What is being asked:
Output the material below unchanged, apart from leaving out the pictures.

Dataset excerpt:
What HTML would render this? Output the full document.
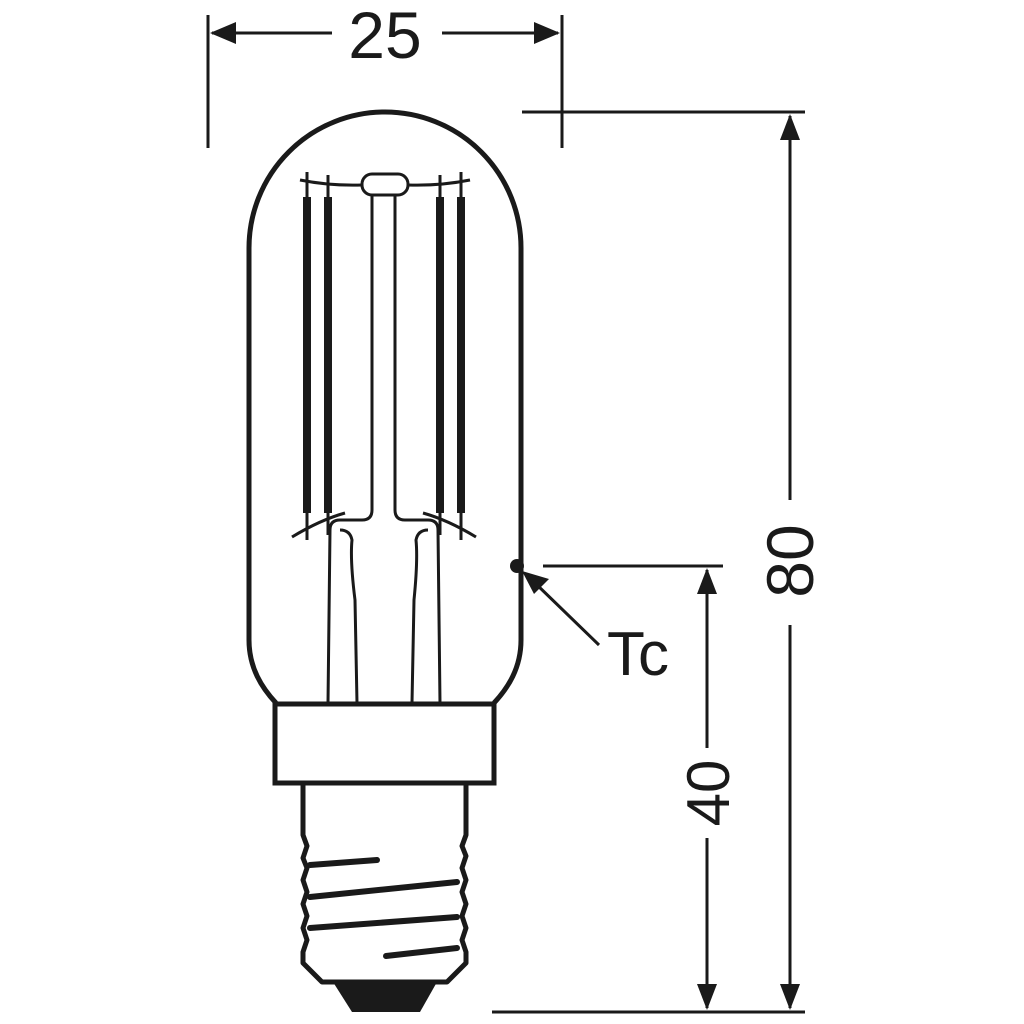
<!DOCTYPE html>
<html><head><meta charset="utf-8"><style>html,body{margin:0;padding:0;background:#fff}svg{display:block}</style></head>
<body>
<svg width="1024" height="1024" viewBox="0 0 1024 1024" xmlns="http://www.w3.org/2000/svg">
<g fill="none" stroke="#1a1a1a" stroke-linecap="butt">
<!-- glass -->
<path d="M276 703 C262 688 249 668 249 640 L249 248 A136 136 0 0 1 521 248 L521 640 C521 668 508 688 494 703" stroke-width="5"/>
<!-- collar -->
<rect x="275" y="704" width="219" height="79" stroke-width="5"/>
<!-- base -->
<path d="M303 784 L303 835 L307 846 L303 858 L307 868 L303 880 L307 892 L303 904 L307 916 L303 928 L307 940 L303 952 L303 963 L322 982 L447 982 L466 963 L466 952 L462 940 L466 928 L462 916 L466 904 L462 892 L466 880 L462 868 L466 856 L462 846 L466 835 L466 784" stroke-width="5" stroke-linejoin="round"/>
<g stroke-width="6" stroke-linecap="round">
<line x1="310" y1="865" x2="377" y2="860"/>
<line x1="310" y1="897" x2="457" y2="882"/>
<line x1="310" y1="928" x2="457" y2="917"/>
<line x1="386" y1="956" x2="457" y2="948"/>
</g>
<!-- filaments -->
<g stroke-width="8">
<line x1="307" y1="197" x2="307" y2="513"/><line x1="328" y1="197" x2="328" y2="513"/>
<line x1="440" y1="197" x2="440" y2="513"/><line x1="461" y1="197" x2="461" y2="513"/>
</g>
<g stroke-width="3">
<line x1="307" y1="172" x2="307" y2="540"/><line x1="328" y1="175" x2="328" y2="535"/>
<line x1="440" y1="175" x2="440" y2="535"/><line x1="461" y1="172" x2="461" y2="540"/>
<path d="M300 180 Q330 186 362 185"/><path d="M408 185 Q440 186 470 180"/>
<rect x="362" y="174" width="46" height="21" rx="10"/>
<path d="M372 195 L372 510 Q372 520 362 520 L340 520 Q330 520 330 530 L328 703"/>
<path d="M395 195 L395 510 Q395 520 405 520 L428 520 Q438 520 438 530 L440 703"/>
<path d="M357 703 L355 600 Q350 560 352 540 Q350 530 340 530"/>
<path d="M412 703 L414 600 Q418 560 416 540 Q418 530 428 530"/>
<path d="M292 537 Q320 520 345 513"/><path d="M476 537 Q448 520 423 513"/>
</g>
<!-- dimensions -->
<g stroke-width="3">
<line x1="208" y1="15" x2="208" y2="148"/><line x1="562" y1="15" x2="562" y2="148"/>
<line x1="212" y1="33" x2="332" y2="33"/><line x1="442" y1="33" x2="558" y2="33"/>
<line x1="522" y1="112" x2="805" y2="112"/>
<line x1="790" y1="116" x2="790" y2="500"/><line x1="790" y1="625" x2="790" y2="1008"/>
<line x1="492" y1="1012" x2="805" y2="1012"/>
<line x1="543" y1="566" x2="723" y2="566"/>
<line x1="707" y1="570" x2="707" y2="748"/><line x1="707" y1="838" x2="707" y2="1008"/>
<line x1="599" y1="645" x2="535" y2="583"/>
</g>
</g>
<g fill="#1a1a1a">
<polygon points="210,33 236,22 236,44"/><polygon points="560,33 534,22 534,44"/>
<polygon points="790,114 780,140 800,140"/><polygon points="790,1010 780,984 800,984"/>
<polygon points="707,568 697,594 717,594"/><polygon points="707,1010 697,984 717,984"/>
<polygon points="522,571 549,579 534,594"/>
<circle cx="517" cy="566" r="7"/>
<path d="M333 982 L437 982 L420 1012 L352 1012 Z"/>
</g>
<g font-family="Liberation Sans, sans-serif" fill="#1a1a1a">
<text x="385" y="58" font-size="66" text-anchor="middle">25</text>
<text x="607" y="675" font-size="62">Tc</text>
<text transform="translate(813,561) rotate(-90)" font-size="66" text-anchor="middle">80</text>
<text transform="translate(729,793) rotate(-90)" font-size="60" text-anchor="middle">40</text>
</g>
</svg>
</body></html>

Reply:
What HTML would render this? Output the full document.
<!DOCTYPE html>
<html><head><meta charset="utf-8"><style>html,body{margin:0;padding:0;background:#fff}svg{display:block}</style></head>
<body>
<svg width="1024" height="1024" viewBox="0 0 1024 1024" xmlns="http://www.w3.org/2000/svg">
<g fill="none" stroke="#1a1a1a" stroke-linecap="butt">
<!-- glass -->
<path d="M276 703 C262 688 249 668 249 640 L249 248 A136 136 0 0 1 521 248 L521 640 C521 668 508 688 494 703" stroke-width="5"/>
<!-- collar -->
<rect x="275" y="704" width="219" height="79" stroke-width="5"/>
<!-- base -->
<path d="M303 784 L303 835 L307 846 L303 858 L307 868 L303 880 L307 892 L303 904 L307 916 L303 928 L307 940 L303 952 L303 963 L322 982 L447 982 L466 963 L466 952 L462 940 L466 928 L462 916 L466 904 L462 892 L466 880 L462 868 L466 856 L462 846 L466 835 L466 784" stroke-width="5" stroke-linejoin="round"/>
<g stroke-width="6" stroke-linecap="round">
<line x1="310" y1="865" x2="377" y2="860"/>
<line x1="310" y1="897" x2="457" y2="882"/>
<line x1="310" y1="928" x2="457" y2="917"/>
<line x1="386" y1="956" x2="457" y2="948"/>
</g>
<!-- filaments -->
<g stroke-width="8">
<line x1="307" y1="197" x2="307" y2="513"/><line x1="328" y1="197" x2="328" y2="513"/>
<line x1="440" y1="197" x2="440" y2="513"/><line x1="461" y1="197" x2="461" y2="513"/>
</g>
<g stroke-width="3">
<line x1="307" y1="172" x2="307" y2="540"/><line x1="328" y1="175" x2="328" y2="535"/>
<line x1="440" y1="175" x2="440" y2="535"/><line x1="461" y1="172" x2="461" y2="540"/>
<path d="M300 180 Q330 186 362 185"/><path d="M408 185 Q440 186 470 180"/>
<rect x="362" y="174" width="46" height="21" rx="10"/>
<path d="M372 195 L372 510 Q372 520 362 520 L340 520 Q330 520 330 530 L328 703"/>
<path d="M395 195 L395 510 Q395 520 405 520 L428 520 Q438 520 438 530 L440 703"/>
<path d="M357 703 L355 600 Q350 560 352 540 Q350 530 340 530"/>
<path d="M412 703 L414 600 Q418 560 416 540 Q418 530 428 530"/>
<path d="M292 537 Q320 520 345 513"/><path d="M476 537 Q448 520 423 513"/>
</g>
<!-- dimensions -->
<g stroke-width="3">
<line x1="208" y1="15" x2="208" y2="148"/><line x1="562" y1="15" x2="562" y2="148"/>
<line x1="212" y1="33" x2="332" y2="33"/><line x1="442" y1="33" x2="558" y2="33"/>
<line x1="522" y1="112" x2="805" y2="112"/>
<line x1="790" y1="116" x2="790" y2="500"/><line x1="790" y1="625" x2="790" y2="1008"/>
<line x1="492" y1="1012" x2="805" y2="1012"/>
<line x1="543" y1="566" x2="723" y2="566"/>
<line x1="707" y1="570" x2="707" y2="748"/><line x1="707" y1="838" x2="707" y2="1008"/>
<line x1="599" y1="645" x2="535" y2="583"/>
</g>
</g>
<g fill="#1a1a1a">
<polygon points="210,33 236,22 236,44"/><polygon points="560,33 534,22 534,44"/>
<polygon points="790,114 780,140 800,140"/><polygon points="790,1010 780,984 800,984"/>
<polygon points="707,568 697,594 717,594"/><polygon points="707,1010 697,984 717,984"/>
<polygon points="522,571 549,579 534,594"/>
<circle cx="517" cy="566" r="7"/>
<path d="M333 982 L437 982 L420 1012 L352 1012 Z"/>
</g>
<g font-family="Liberation Sans, sans-serif" fill="#1a1a1a">
<text x="385" y="58" font-size="66" text-anchor="middle">25</text>
<text x="607" y="675" font-size="62">Tc</text>
<text transform="translate(813,561) rotate(-90)" font-size="66" text-anchor="middle">80</text>
<text transform="translate(729,793) rotate(-90)" font-size="60" text-anchor="middle">40</text>
</g>
</svg>
</body></html>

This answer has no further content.